Rausch owns his own design studio, GAS, in Tuscumbia, Ala., next door to friend and fellow artist Audwin McGee.
Originally, a friend suggested naming his studio “Ivy Green Studios” after Helen Keller’s birthplace. Another friend thought of “Green Acres Studios” as a nod to the 60s sitcom about a New York lawyer who moves to a small town.
“My wife heard that and she said, ‘Oh so you’re gonna call it GAS?’ She always called it GAS during the two years that we were up there trying to get the studio done,” Rasch said. “By the time it got done, my wife and everyone she talked to had started calling it GAS. And I hate the name, and it stuck. It’s an acronym for the name I hate even worse which is Green Acres Studios.”
At UNA, he teaches introduction to digital photography and introduction to studio photography.

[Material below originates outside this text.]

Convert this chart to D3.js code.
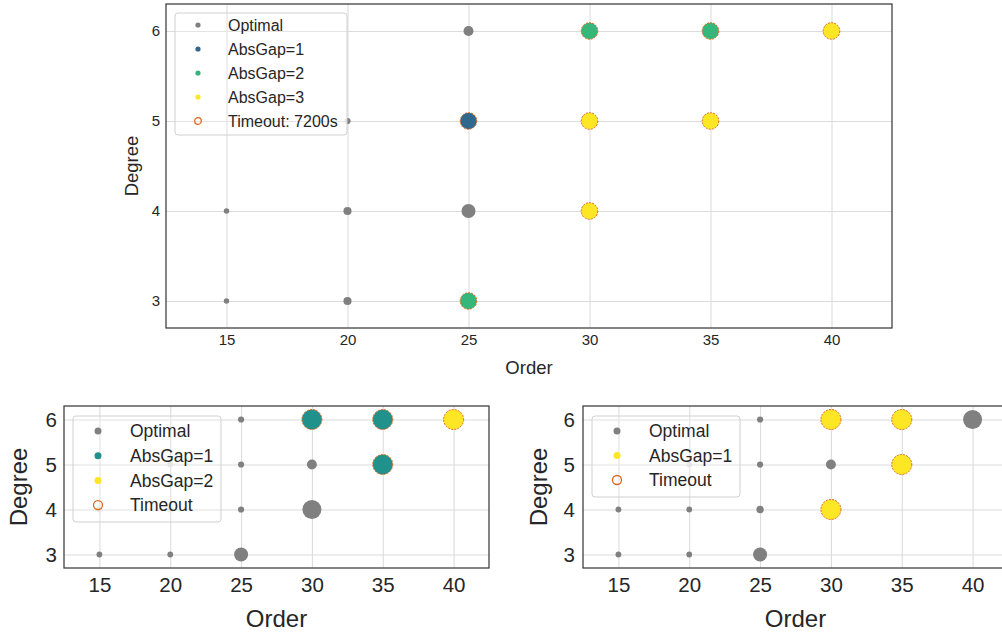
<!DOCTYPE html>
<html>
<head>
<meta charset="utf-8">
<script src="https://cdn.jsdelivr.net/npm/d3@7"></script>
<style>
  body { margin: 0; background: #fff; }
  svg { display: block; font-family: "Liberation Sans", Arial, sans-serif; }
</style>
</head>
<body>
<script>
// shared tick values
var orders = [15, 20, 25, 30, 35, 40];
var degrees = [3, 4, 5, 6];

// status: 0 = Optimal, k = AbsGap=k ; timeout: 1 = hit the time limit
// time is the solve time in seconds

// top chart
var topOrder   = [15, 15, 20, 20, 20, 25, 25, 25, 25, 30, 30, 30, 35, 35, 40];
var topDegree  = [3, 4, 3, 4, 5, 3, 4, 5, 6, 4, 5, 6, 5, 6, 6];
var topTime    = [5, 5, 480, 480, 60, 7200, 4300, 7200, 1300, 7200, 7200, 7200, 7200, 7200, 7200];
var topStatus  = [0, 0, 0, 0, 0, 2, 0, 1, 0, 3, 3, 2, 3, 2, 3];
var topTimeout = [0, 0, 0, 0, 0, 1, 0, 1, 0, 1, 1, 1, 1, 1, 1];
var topLabels  = ['Optimal', 'AbsGap=1', 'AbsGap=2', 'AbsGap=3', 'Timeout: 7200s'];

// bottom left chart
var leftOrder   = [15, 15, 20, 20, 20, 25, 25, 25, 25, 30, 30, 30, 35, 35, 40];
var leftDegree  = [3, 4, 3, 4, 5, 3, 4, 5, 6, 4, 5, 6, 5, 6, 6];
var leftTime    = [5, 5, 5, 5, 5, 2500, 20, 20, 20, 6250, 700, 7200, 7200, 7200, 7200];
var leftStatus  = [0, 0, 0, 0, 0, 0, 0, 0, 0, 0, 0, 1, 1, 1, 2];
var leftTimeout = [0, 0, 0, 0, 0, 0, 0, 0, 0, 0, 0, 1, 1, 1, 1];
var leftLabels  = ['Optimal', 'AbsGap=1', 'AbsGap=2', 'Timeout'];

// bottom right chart
var rightOrder   = [15, 15, 20, 20, 20, 25, 25, 25, 25, 30, 30, 30, 35, 35, 40];
var rightDegree  = [3, 4, 3, 4, 5, 3, 4, 5, 6, 4, 5, 6, 5, 6, 6];
var rightTime    = [5, 5, 5, 5, 5, 2500, 135, 20, 20, 7200, 700, 7200, 7200, 7200, 6250];
var rightStatus  = [0, 0, 0, 0, 0, 0, 0, 0, 0, 1, 0, 1, 1, 1, 0];
var rightTimeout = [0, 0, 0, 0, 0, 0, 0, 0, 0, 1, 0, 1, 1, 1, 0];
var rightLabels  = ['Optimal', 'AbsGap=1', 'Timeout'];

var optimalColor = '#808080';
var timeoutColor = '#e0651a';
var gridColor = '#dcdcdc';

var panels = [
	{
		order: topOrder, degree: topDegree, time: topTime, status: topStatus, timeout: topTimeout,
		labels: topLabels, colors: [optimalColor, '#31688e', '#35b779', '#fde725'],
		left: 166, top: 4, width: 726, height: 324,
		rRange: [2.6, 8.3],
		tickFont: 15, labelFont: 18.5, xTickPad: 6, yTickPad: 6,
		xLabelY: 373.5, yLabelX: 138,
		legend: { x: 175, y: 13, w: 172, h: 122, row0: 25, step: 24, mx: 198, tx: 228, font: 16, r: 2.6, hr: 3.3 }
	},
	{
		order: leftOrder, degree: leftDegree, time: leftTime, status: leftStatus, timeout: leftTimeout,
		labels: leftLabels, colors: [optimalColor, '#21918c', '#fde725'],
		left: 64, top: 406, width: 425, height: 162,
		rRange: [2.7, 10],
		tickFont: 20.5, labelFont: 24, xTickPad: 9.5, yTickPad: 7,
		xLabelY: 627, yLabelX: 27,
		legend: { x: 73, y: 416, w: 148, h: 106, row0: 431, step: 24.7, mx: 98, tx: 130, font: 17.5, r: 3.5, hr: 4.5 }
	},
	{
		order: rightOrder, degree: rightDegree, time: rightTime, status: rightStatus, timeout: rightTimeout,
		labels: rightLabels, colors: [optimalColor, '#fde725'],
		left: 583, top: 406, width: 425, height: 162,
		rRange: [2.7, 10],
		tickFont: 20.5, labelFont: 24, xTickPad: 9.5, yTickPad: 8,
		xLabelY: 627, yLabelX: 547,
		legend: { x: 592, y: 416, w: 148, h: 81, row0: 431, step: 24.5, mx: 617, tx: 649, font: 17.5, r: 3.5, hr: 4.5 }
	}
];

var svg = d3.select('body').append('svg')
	.attr('width', 1002)
	.attr('height', 633);

var defs = svg.append('defs');

panels.forEach(function(p, i) {
	drawPanel(svg, p, i);
});

function drawGrid(g, p, x, y, color) {
	g.append('g')
		.attr('transform', 'translate(0,' + (p.top + p.height) + ')')
		.call(d3.axisBottom(x).tickValues(orders).tickSize(-p.height).tickFormat(''))
		.call(function(s) {
			s.select('.domain').remove();
			s.selectAll('line').attr('stroke', color).attr('stroke-width', 1.1);
		});
	g.append('g')
		.attr('transform', 'translate(' + p.left + ',0)')
		.call(d3.axisLeft(y).tickValues(degrees).tickSize(-p.width).tickFormat(''))
		.call(function(s) {
			s.select('.domain').remove();
			s.selectAll('line').attr('stroke', color).attr('stroke-width', 1.1);
		});
}

function drawPanel(svg, p, idx) {
	var x = d3.scaleLinear().domain([12.5, 42.5]).range([p.left, p.left + p.width]);
	var y = d3.scaleLinear().domain([2.7, 6.3]).range([p.top + p.height, p.top]);
	var r = d3.scaleSqrt().domain([0, 7200]).range(p.rRange);

	var g = svg.append('g');

	drawGrid(g, p, x, y, gridColor);

	// tick labels
	g.append('g')
		.attr('transform', 'translate(0,' + (p.top + p.height) + ')')
		.call(d3.axisBottom(x).tickValues(orders).tickSize(0).tickPadding(p.xTickPad).tickFormat(d3.format('d')))
		.call(function(s) {
			s.select('.domain').remove();
			s.selectAll('text').attr('font-size', p.tickFont).attr('fill', '#262626')
				.attr('font-family', '"Liberation Sans", Arial, sans-serif');
		});
	g.append('g')
		.attr('transform', 'translate(' + p.left + ',0)')
		.call(d3.axisLeft(y).tickValues(degrees).tickSize(0).tickPadding(p.yTickPad).tickFormat(d3.format('d')))
		.call(function(s) {
			s.select('.domain').remove();
			s.selectAll('text').attr('font-size', p.tickFont).attr('fill', '#262626')
				.attr('font-family', '"Liberation Sans", Arial, sans-serif');
		});

	// axis titles
	g.append('text')
		.attr('x', (x.range()[0] + x.range()[1]) / 2)
		.attr('y', p.xLabelY)
		.attr('text-anchor', 'middle')
		.attr('font-size', p.labelFont)
		.attr('fill', '#262626')
		.text('Order');
	g.append('text')
		.attr('transform', 'translate(' + p.yLabelX + ',' + (p.top + p.height / 2) + ') rotate(-90)')
		.attr('text-anchor', 'middle')
		.attr('font-size', p.labelFont)
		.attr('fill', '#262626')
		.text('Degree');

	// points
	var pts = p.order.map(function(o, i) {
		return { order: o, degree: p.degree[i], time: p.time[i], status: p.status[i], timeout: p.timeout[i] };
	});
	g.append('g').selectAll('circle')
		.data(pts)
		.join('circle')
		.attr('cx', function(d) { return x(d.order); })
		.attr('cy', function(d) { return y(d.degree); })
		.attr('r', function(d) { return r(d.time); })
		.attr('fill', function(d) { return p.colors[d.status]; })
		.attr('stroke', function(d) { return d.timeout ? timeoutColor : 'none'; })
		.attr('stroke-width', 1)
		.attr('stroke-dasharray', function(d) { return d.timeout ? '2,1.2' : null; });

	// legend
	var L = p.legend;
	var lg = g.append('g');
	lg.append('rect')
		.attr('x', L.x).attr('y', L.y)
		.attr('width', L.w).attr('height', L.h)
		.attr('rx', 3)
		.attr('fill', '#fff').attr('fill-opacity', 0.82);

	// grid shows through the legend box
	var clipId = 'legend-clip-' + idx;
	defs.append('clipPath').attr('id', clipId)
		.append('rect')
		.attr('x', L.x).attr('y', L.y)
		.attr('width', L.w).attr('height', L.h);
	drawGrid(lg.append('g').attr('clip-path', 'url(#' + clipId + ')'), p, x, y, '#e4e4e4');

	lg.append('rect')
		.attr('x', L.x).attr('y', L.y)
		.attr('width', L.w).attr('height', L.h)
		.attr('rx', 3)
		.attr('fill', 'none')
		.attr('stroke', '#d0d0d0').attr('stroke-width', 1);

	var rows = lg.selectAll('g.row')
		.data(p.labels)
		.join('g')
		.attr('class', 'row')
		.attr('transform', function(d, i) { return 'translate(0,' + (L.row0 + i * L.step) + ')'; });

	rows.append('circle')
		.attr('cx', L.mx)
		.attr('r', function(d, i) { return i < p.colors.length ? L.r : L.hr; })
		.attr('fill', function(d, i) { return i < p.colors.length ? p.colors[i] : 'none'; })
		.attr('stroke', function(d, i) { return i < p.colors.length ? 'none' : timeoutColor; })
		.attr('stroke-width', 1.3);

	rows.append('text')
		.attr('x', L.tx)
		.attr('dy', '0.35em')
		.attr('font-size', L.font)
		.attr('fill', '#262626')
		.text(function(d) { return d; });

	// frame
	g.append('rect')
		.attr('x', p.left).attr('y', p.top)
		.attr('width', p.width).attr('height', p.height)
		.attr('fill', 'none')
		.attr('stroke', '#3a3a3a')
		.attr('stroke-width', 1.25);
}
</script>
</body>
</html>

Now that everyone carries a sophisticated camera in their pocket, their cell phone, Rausch sees the landscape of photography changing for the better. Although professional photographers are paid less today than they were ten years ago, he sees the art of photography coming into its own.
“The industry has kind of been turned upside down,” Rausch said. “You know, when photography first came around everyone thought ‘Painting is going to go away. Why would anyone paint a picture now when they could take a photograph?’ What really happened was painting came into its own. It started becoming abstract. It became this whole other field where no one ever thought painting would go. I feel like photography now is in the same place. It’s in the hands of everybody. Everybody’s in on what photography can do so I feel like now is really the time that photography will become what photography was meant to become.”
Interested in giving photography a try?
“Photography is one of those weird things that you can work in almost any field,” Rausch said. “Photography touches so many lives. Follow your heart and keep your voice.”